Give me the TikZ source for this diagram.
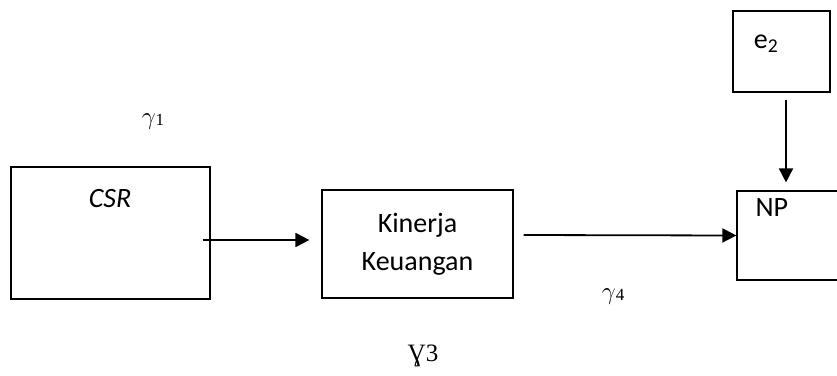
\documentclass[tikz,border=0pt]{standalone}
\usepackage{fontspec}
\setmainfont{Carlito}
\newfontfamily\timesf{Liberation Serif}
\usepackage{tikz}
\usetikzlibrary{arrows.meta, positioning, calc}

\tikzset{
    box/.style={draw, line width=1.2pt, minimum width=#1, inner sep=0pt},
    arr/.style={line width=1.8pt, -{Triangle[length=14pt, width=14pt]}},
    coef/.style={font=\fontsize{25}{30}\timesf}
}

\begin{document}
\begin{tikzpicture}[x=1pt, y=-1pt, font=\fontsize{28}{38}\selectfont]
    \useasboundingbox (0,0) rectangle (837,375);

    % Boxes
    \node[box=199pt, minimum height=132pt] (csr) at (110.5,233) {};
    \node[font=\fontsize{28}{38}\selectfont\itshape] at (110,199) {CSR};

    \node[box=191pt, minimum height=108pt, align=center] (kinerja) at (417.5,244) {Kinerja\\Keuangan};

    \node[box=120pt, minimum height=89pt] (np) at (797,235.5) {};
    \node[anchor=west] at (752,208) {NP};

    \node[box=97pt, minimum height=81pt] (e2) at (781.5,51.5) {};
    \node at (766,44) {e\textsubscript{2}};

    % Arrows
    \draw[arr] ([xshift=-8pt, yshift=-7pt]csr.east) -- ([xshift=-12pt, yshift=4pt]kinerja.west);
    \draw[arr] ([xshift=10pt, yshift=9pt]kinerja.east) -- (np.west);
    \draw[arr, shorten <=7pt, shorten >=8pt] ([xshift=4.5pt]e2.south) -- ([xshift=4.5pt]e2.south |- np.north);

    % Coefficients
    \node[coef] at (153,122) {$\gamma$\raisebox{-1pt}{\fontsize{17}{20}\selectfont 1}};
    \node[coef] at (613,297) {$\gamma$\raisebox{-1pt}{\fontsize{17}{20}\selectfont 4}};
    \node[coef] at (423,356) {Ɣ3};
\end{tikzpicture}
\end{document}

> Exercise requirements: Restate the entire listing word for word, excluding pictures.

> Result of the task:
Give me the TikZ source for this diagram.
\documentclass[tikz,border=0pt]{standalone}
\usepackage{fontspec}
\setmainfont{Carlito}
\newfontfamily\timesf{Liberation Serif}
\usepackage{tikz}
\usetikzlibrary{arrows.meta, positioning, calc}

\tikzset{
    box/.style={draw, line width=1.2pt, minimum width=#1, inner sep=0pt},
    arr/.style={line width=1.8pt, -{Triangle[length=14pt, width=14pt]}},
    coef/.style={font=\fontsize{25}{30}\timesf}
}

\begin{document}
\begin{tikzpicture}[x=1pt, y=-1pt, font=\fontsize{28}{38}\selectfont]
    \useasboundingbox (0,0) rectangle (837,375);

    % Boxes
    \node[box=199pt, minimum height=132pt] (csr) at (110.5,233) {};
    \node[font=\fontsize{28}{38}\selectfont\itshape] at (110,199) {CSR};

    \node[box=191pt, minimum height=108pt, align=center] (kinerja) at (417.5,244) {Kinerja\\Keuangan};

    \node[box=120pt, minimum height=89pt] (np) at (797,235.5) {};
    \node[anchor=west] at (752,208) {NP};

    \node[box=97pt, minimum height=81pt] (e2) at (781.5,51.5) {};
    \node at (766,44) {e\textsubscript{2}};

    % Arrows
    \draw[arr] ([xshift=-8pt, yshift=-7pt]csr.east) -- ([xshift=-12pt, yshift=4pt]kinerja.west);
    \draw[arr] ([xshift=10pt, yshift=9pt]kinerja.east) -- (np.west);
    \draw[arr, shorten <=7pt, shorten >=8pt] ([xshift=4.5pt]e2.south) -- ([xshift=4.5pt]e2.south |- np.north);

    % Coefficients
    \node[coef] at (153,122) {$\gamma$\raisebox{-1pt}{\fontsize{17}{20}\selectfont 1}};
    \node[coef] at (613,297) {$\gamma$\raisebox{-1pt}{\fontsize{17}{20}\selectfont 4}};
    \node[coef] at (423,356) {Ɣ3};
\end{tikzpicture}
\end{document}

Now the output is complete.